This blog occasionally touches on the border between PR and journalists, usually when PR start approaching blogs and bloggers. But my perspective is on how PR folks connect, or misconnect, with journalists. And I notice that PR folk often misfire on one key issue: how to present their credentials to journalists.
It’s like this: Journalists, especially those of us who pride ourselves (foolishly and mistakenly, probably) on developing story ideas ourselves rather than being spoon-fed them, hate being told by a PR contact of the long line of other publications, journalists or colleagues that she or he has previously had dealings with. For me there’s no bigger turn-off.

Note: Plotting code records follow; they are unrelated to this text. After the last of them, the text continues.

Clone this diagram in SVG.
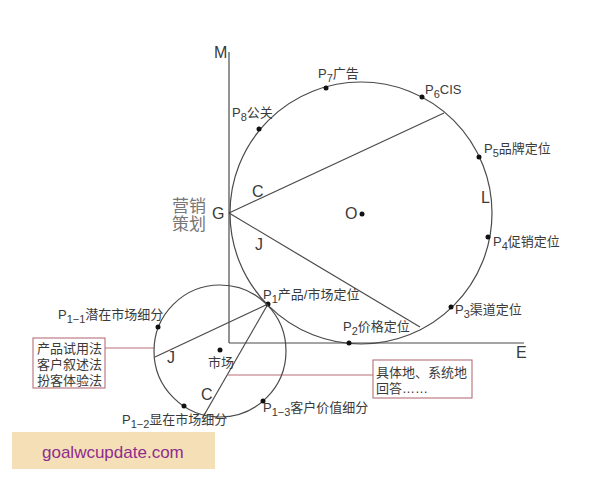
<svg xmlns="http://www.w3.org/2000/svg" width="600" height="480" viewBox="0 0 600 480">
<style>
.ln{stroke:#4a4a4a;stroke-width:1.2;fill:none}
.co{stroke:#b7707a;stroke-width:1.1;fill:none}
.t{font-family:"Liberation Sans","Noto Sans CJK SC",sans-serif;font-size:13px;fill:#3a3a3a}
.big{font-family:"Liberation Sans","Noto Sans CJK SC",sans-serif;font-size:16px;fill:#3a3a3a}
.dot{fill:#111}
.sub{font-size:11px}
</style>
<rect width="600" height="480" fill="#fff"/>
<g id="connectors">
<line class="ln" x1="229" y1="52" x2="229" y2="343"/>
<line class="ln" x1="229" y1="343" x2="524" y2="343"/>
<line class="ln" x1="229" y1="213" x2="444" y2="113"/>
<line class="ln" x1="229" y1="213" x2="420" y2="327"/>
<line class="ln" x1="268" y1="304" x2="155" y2="357"/>
<line class="ln" x1="268" y1="304" x2="203" y2="417"/>
<line class="co" x1="105" y1="348" x2="154" y2="348"/>
<line class="co" x1="227" y1="375" x2="373" y2="375"/>
</g>
<g id="bigCircle">
<circle class="ln" cx="361" cy="213" r="131"/>
<circle class="dot" cx="362" cy="214" r="2.5"/>
<text class="big" x="345" y="219">O</text>
<text class="big" x="481" y="203">L</text>
<text class="big" x="252" y="197">C</text>
<text class="big" x="255" y="250">J</text>
</g>
<g id="axes">
<text class="big" x="214" y="58">M</text>
<text class="big" x="516" y="358">E</text>
<text class="big" x="212" y="219">G</text>
<text x="172" y="212" font-family="Liberation Sans,Noto Sans CJK SC,sans-serif" font-size="17" fill="#777">营销</text>
<text x="172" y="230" font-family="Liberation Sans,Noto Sans CJK SC,sans-serif" font-size="17" fill="#777">策划</text>
</g>
<g id="P7"><circle class="dot" cx="326" cy="88" r="2.5"/><text class="t" x="318" y="78">P<tspan class="sub" dy="4">7</tspan><tspan dy="-4">广告</tspan></text></g>
<g id="P8"><circle class="dot" cx="259" cy="129" r="2.5"/><text class="t" x="232" y="117">P<tspan class="sub" dy="4">8</tspan><tspan dy="-4">公关</tspan></text></g>
<g id="P6"><circle class="dot" cx="422" cy="97" r="2.5"/><text class="t" x="425" y="94">P<tspan class="sub" dy="4">6</tspan><tspan dy="-4">CIS</tspan></text></g>
<g id="P5"><circle class="dot" cx="479" cy="157" r="2.5"/><text class="t" x="484" y="153">P<tspan class="sub" dy="4">5</tspan><tspan dy="-4">品牌定位</tspan></text></g>
<g id="P4"><circle class="dot" cx="488" cy="237" r="2.5"/><text class="t" x="493" y="246">P<tspan class="sub" dy="4">4</tspan><tspan dy="-4">促销定位</tspan></text></g>
<g id="P3"><circle class="dot" cx="451" cy="307" r="2.5"/><text class="t" x="455" y="314">P<tspan class="sub" dy="4">3</tspan><tspan dy="-4">渠道定位</tspan></text></g>
<g id="P2"><circle class="dot" cx="349" cy="343" r="2.5"/><text class="t" x="343" y="331">P<tspan class="sub" dy="4">2</tspan><tspan dy="-4">价格定位</tspan></text></g>
<g id="P1"><circle class="dot" cx="268" cy="304" r="2.5"/><text class="t" x="263" y="299">P<tspan class="sub" dy="4">1</tspan><tspan dy="-4">产品/市场定位</tspan></text></g>
<g id="smallCircle">
<circle class="ln" cx="220" cy="351" r="66"/>
<circle class="dot" cx="220" cy="350" r="2.5"/>
<text class="t" x="208" y="367">市场</text>
<text class="big" x="167" y="363">J</text>
<text class="big" x="201" y="400">C</text>
</g>
<g id="P1-1"><circle class="dot" cx="158" cy="327" r="2.5"/><text class="t" x="58" y="319">P<tspan class="sub" dy="4">1−1</tspan><tspan dy="-4">潜在市场细分</tspan></text></g>
<g id="P1-2"><circle class="dot" cx="184" cy="406" r="2.5"/><text class="t" x="122" y="424">P<tspan class="sub" dy="4">1−2</tspan><tspan dy="-4">显在市场细分</tspan></text></g>
<g id="P1-3"><circle class="dot" cx="263" cy="401" r="2.5"/><text class="t" x="263" y="412">P<tspan class="sub" dy="4">1−3</tspan><tspan dy="-4">客户价值细分</tspan></text></g>
<g id="leftBox">
<rect class="co" x="33" y="338" width="72" height="50"/>
<text class="t" x="37" y="353">产品试用法</text>
<text class="t" x="37" y="369">客户叙述法</text>
<text class="t" x="37" y="385">扮客体验法</text>
</g>
<g id="rightBox">
<rect class="co" x="373" y="360" width="99" height="38"/>
<text class="t" x="376" y="377">具体地、系统地</text>
<text class="t" x="376" y="393">回答……</text>
</g>
<g id="watermark">
<rect x="12" y="432" width="203" height="37" fill="#f5dfb6"/>
<text x="42" y="458" font-family="Liberation Sans,sans-serif" font-size="17" fill="#8e2c8e">goalwcupdate.com</text>
</g>
</svg>
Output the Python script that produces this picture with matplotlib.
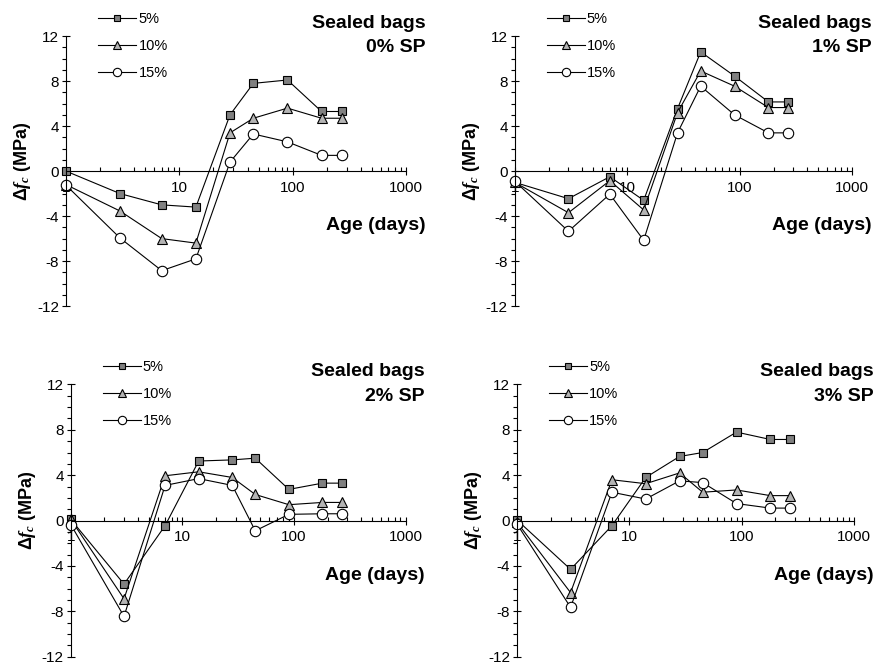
import matplotlib
matplotlib.use("Agg")
import matplotlib.pyplot as plt
from matplotlib.ticker import FixedLocator, MultipleLocator, LogLocator, NullFormatter, FixedFormatter

plt.rcParams['font.family'] = ['Liberation Sans', 'DejaVu Sans']
plt.rcParams['mathtext.fontset'] = 'custom'
plt.rcParams['mathtext.rm'] = 'Liberation Sans:bold'
plt.rcParams['mathtext.bf'] = 'Liberation Sans:bold'
plt.rcParams['mathtext.it'] = 'Liberation Serif:italic:bold'

age = [1, 3, 7, 14, 28, 45, 90, 180, 270]
series_labels = ['5%', '10%', '15%']
title_line1 = 'Sealed bags'
sp_labels = ['0% SP', '1% SP', '2% SP', '3% SP']

sp0_5 = [0.0, -2.0, -3.0, -3.2, 5.0, 7.8, 8.1, 5.3, 5.3]
sp0_10 = [-1.2, -3.55, -6.0, -6.4, 3.4, 4.7, 5.6, 4.7, 4.7]
sp0_15 = [-1.25, -5.95, -8.85, -7.8, 0.8, 3.3, 2.6, 1.4, 1.4]

sp1_5 = [-1.0, -2.45, -0.5, -2.6, 5.55, 10.6, 8.45, 6.15, 6.15]
sp1_10 = [-1.0, -3.7, -0.85, -3.45, 5.2, 8.9, 7.55, 5.65, 5.65]
sp1_15 = [-0.9, -5.35, -2.05, -6.15, 3.4, 7.55, 5.0, 3.4, 3.4]

sp2_5 = [0.1, -5.6, -0.45, 5.25, 5.35, 5.5, 2.75, 3.3, 3.3]
sp2_10 = [0.1, -6.9, 3.95, 4.3, 3.8, 2.3, 1.4, 1.6, 1.6]
sp2_15 = [-0.35, -8.45, 3.1, 3.7, 3.1, -0.9, 0.55, 0.6, 0.6]

sp3_5 = [0.05, -4.3, -0.45, 3.8, 5.65, 6.0, 7.8, 7.15, 7.15]
sp3_10 = [-0.15, -6.35, 3.6, 3.25, 4.2, 2.5, 2.7, 2.2, 2.2]
sp3_15 = [-0.3, -7.65, 2.5, 1.9, 3.5, 3.35, 1.5, 1.1, 1.1]

panels = [(sp0_5, sp0_10, sp0_15), (sp1_5, sp1_10, sp1_15),
          (sp2_5, sp2_10, sp2_15), (sp3_5, sp3_10, sp3_15)]

yticks = [-12, -8, -4, 0, 4, 8, 12]
xticks = [1, 10, 100, 1000]
xticklabels = ['1', '10', '100', '1000']

styles = [dict(marker='s', markersize=6, markerfacecolor='#808080'),
          dict(marker='^', markersize=7, markerfacecolor='#b4b4b4'),
          dict(marker='o', markersize=7.5, markerfacecolor='white')]

fig = plt.figure(figsize=(8.74, 6.64), dpi=100)
rects = [(0.0755, 0.539, 0.389, 0.4066), (0.589, 0.539, 0.386, 0.4066),
         (0.081, 0.011, 0.383, 0.410), (0.5915, 0.011, 0.3856, 0.410)]

for rect, data, spl in zip(rects, panels, sp_labels):
    ax = fig.add_axes(rect)
    ax.set_xscale('log')
    ax.set_xlim(1, 1000)
    ax.set_ylim(-12, 12)
    for vals, lab, st in zip(data, series_labels, styles):
        ax.plot(age, vals, color='black', linewidth=0.8, markeredgecolor='black',
                markeredgewidth=0.8, label=lab, clip_on=False, **st)
    ax.spines['top'].set_visible(False)
    ax.spines['right'].set_visible(False)
    ax.spines['bottom'].set_position(('data', 0))
    for s in ('left', 'bottom'):
        ax.spines[s].set_linewidth(0.8)
    ax.yaxis.set_major_locator(FixedLocator(yticks))
    ax.yaxis.set_minor_locator(MultipleLocator(1))
    ax.set_yticklabels([str(t) for t in yticks])
    ax.xaxis.set_major_locator(FixedLocator(xticks))
    ax.xaxis.set_major_formatter(FixedFormatter(xticklabels))
    ax.xaxis.set_minor_locator(LogLocator(base=10, subs=range(2, 10)))
    ax.xaxis.set_minor_formatter(NullFormatter())
    ax.tick_params(axis='y', which='major', direction='inout', length=6, width=0.8, pad=2, labelsize=11)
    ax.tick_params(axis='y', which='minor', direction='out', length=3, width=0.8)
    ax.tick_params(axis='x', which='major', direction='inout', length=6, width=0.8, pad=4, labelsize=11)
    ax.tick_params(axis='x', which='minor', direction='in', length=3, width=0.8)
    ax.set_ylabel(r'$\Delta\mathit{f}_{\mathit{c}}$ (MPa)', fontsize=13, fontweight='bold')
    ax.yaxis.set_label_coords(-0.097, 0.537)
    ax.text(1.058, 0.281, 'Age (days)', transform=ax.transAxes, ha='right', va='baseline',
            fontsize=14, fontweight='bold')
    ax.text(1.058, 1.03, title_line1, transform=ax.transAxes, ha='right', va='baseline',
            fontsize=14, fontweight='bold')
    ax.text(1.058, 0.941, spl, transform=ax.transAxes, ha='right', va='baseline',
            fontsize=14, fontweight='bold')
    leg = ax.legend(loc='upper left', bbox_to_anchor=(0.095, 1.088), frameon=False,
                    fontsize=10.5, borderpad=0, borderaxespad=0, handlelength=2.6,
                    handletextpad=0.15, labelspacing=0.88, markerscale=0.8)

fig.savefig('out.png', dpi=100)
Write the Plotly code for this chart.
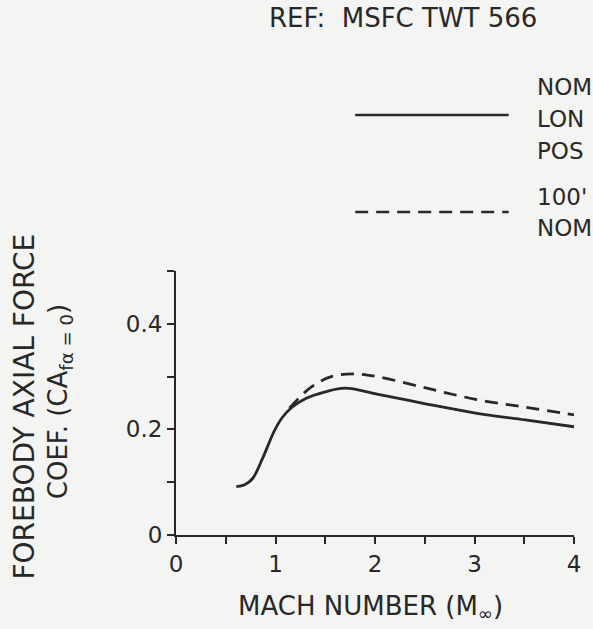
import plotly.graph_objects as go

# ---- data ----
mach_nom = [0.606, 0.69, 0.77, 0.87, 0.985, 1.07, 1.16, 1.3, 1.5, 1.7,
            2.02, 2.52, 3.01, 3.51, 4.0]
ca_nom = [0.0915, 0.095, 0.107, 0.145, 0.196, 0.223, 0.241, 0.258, 0.271, 0.278,
          0.267, 0.248, 0.231, 0.218, 0.205]

mach_aft = [1.14, 1.233, 1.365, 1.56, 1.78, 2.02, 2.52, 3.01, 3.51, 4.0]
ca_aft = [0.240, 0.259, 0.281, 0.300, 0.305, 0.300, 0.278, 0.257, 0.242, 0.2275]

x_ticks = [0, 1, 2, 3, 4]
y_ticks = [0, 0.2, 0.4]
y_tick_text = ["0", "0.2", "0.4"]

title_text = "REF:  MSFC TWT 566"
legend_nom = ["NOM", "LON", "POS"]
legend_aft = ["100'", "NOM"]
x_title = "MACH NUMBER (M<sub>∞</sub>)"
y_title1 = "FOREBODY AXIAL FORCE"
y_title2 = "COEF. (CA<sub>fα = 0</sub>)"

# ---- styling ----
INK = "#282828"
BG = "#f4f4f3"
FONT = "DejaVu Sans"
W, H = 593, 629
L, R, T, B = 176, 15, 271, 94
PW, PH = W - L - R, H - T - B


def px(x):
    return (x - L) / PW


def py(y):
    return (H - B - y) / PH


fig = go.Figure()
fig.add_trace(go.Scatter(x=mach_nom, y=ca_nom, mode="lines",
                         line=dict(color=INK, width=2.8, shape="spline", smoothing=1.0),
                         showlegend=False, hoverinfo="skip"))
fig.add_trace(go.Scatter(x=mach_aft, y=ca_aft, mode="lines",
                         line=dict(color=INK, width=2.8, shape="spline", smoothing=1.0,
                                   dash="13px,8px"),
                         showlegend=False, hoverinfo="skip"))

ann = []
ann.append(dict(text=title_text, x=px(405), y=py(18), xref="paper", yref="paper",
                showarrow=False, xanchor="center", yanchor="middle",
                font=dict(family=FONT, size=26, color=INK)))
for i, t in enumerate(legend_nom):
    ann.append(dict(text=t, x=px(539), y=py(87 + 32 * i), xref="paper", yref="paper",
                    showarrow=False, xanchor="left", yanchor="middle",
                    font=dict(family=FONT, size=23, color=INK)))
for i, t in enumerate(legend_aft):
    ann.append(dict(text=t, x=px(539), y=py(197 + 31 * i), xref="paper", yref="paper",
                    showarrow=False, xanchor="left", yanchor="middle",
                    font=dict(family=FONT, size=23, color=INK)))
ann.append(dict(text=x_title, x=px(372), y=py(607), xref="paper", yref="paper",
                showarrow=False, xanchor="center", yanchor="middle",
                font=dict(family=FONT, size=26, color=INK)))
ann.append(dict(text=y_title1, x=px(22), y=py(407), xref="paper", yref="paper",
                showarrow=False, xanchor="center", yanchor="middle", textangle=-90,
                font=dict(family=FONT, size=28, color=INK)))
ann.append(dict(text=y_title2, x=px(58), y=py(402), xref="paper", yref="paper",
                showarrow=False, xanchor="center", yanchor="middle", textangle=-90,
                font=dict(family=FONT, size=26, color=INK)))

shapes = [
    dict(type="line", xref="paper", yref="paper", x0=px(357), x1=px(512), y0=py(115), y1=py(115),
         line=dict(color=INK, width=2.5)),
    dict(type="line", xref="paper", yref="paper", x0=px(357), x1=px(512), y0=py(212), y1=py(212),
         line=dict(color=INK, width=2.5, dash="13px,8px")),
]

fig.update_layout(
    width=W, height=H,
    margin=dict(l=L, r=R, t=T, b=B),
    paper_bgcolor=BG, plot_bgcolor=BG,
    annotations=ann, shapes=shapes,
    xaxis=dict(range=[0, 4], tickvals=x_ticks, ticks="outside", ticklen=7, tickwidth=1.5,
               tickcolor=INK, showline=True, linecolor=INK, linewidth=2, showgrid=False,
               zeroline=False, tickfont=dict(family=FONT, size=23, color=INK),
               minor=dict(dtick=0.5, ticks="outside", ticklen=7, tickwidth=1.5, tickcolor=INK)),
    yaxis=dict(range=[0, 0.5], tickvals=y_ticks, ticktext=y_tick_text, ticks="outside",
               ticklen=7, tickwidth=1.5, tickcolor=INK, showline=True, linecolor=INK,
               linewidth=2, showgrid=False, zeroline=False,
               tickfont=dict(family=FONT, size=23, color=INK),
               minor=dict(dtick=0.1, ticks="outside", ticklen=7, tickwidth=1.5, tickcolor=INK)),
)

fig.write_html("out.html")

It’s a simple thing: We like to think we were there first. If a PR person says, ‘glad you called! We can send you clippings that have appeared in [insert names of rival publications here].’ Or ‘glad you called! I know [insert name of journalist’s colleague here] very well, and was actually pitching this very story to them last week.’ Or ‘glad you called. We have been a regular source for your publication.’ Or ‘glad you called. We think you should write about us. Everyone else has’. All this means is that I as a journalist am not plotting any interesting new path, but have just stumbled on someone else’s patch, be it a colleague’s or a rival publication’s. I don’t want to know that. I want to feel I’m breaking new ground.
Advice to PR: Treat every journalist as if they operate in a bubble, independently of everyone else in their profession. At least initially. Of course, if your company has just been written up in a rival publication, or the journalist’s own, it’s better to tell them about it, but don’t expect it to be good news. They’ll thank you, and probably leave the story alone for a while, or try to find a different angle. Everyone hates getting to a source late, however mundane the story may appear.
However much the phrase is used, there’s no such thing as a pack of journalists. We hunt alone, although, if we happen to be camped outside your door, it may not always look like it.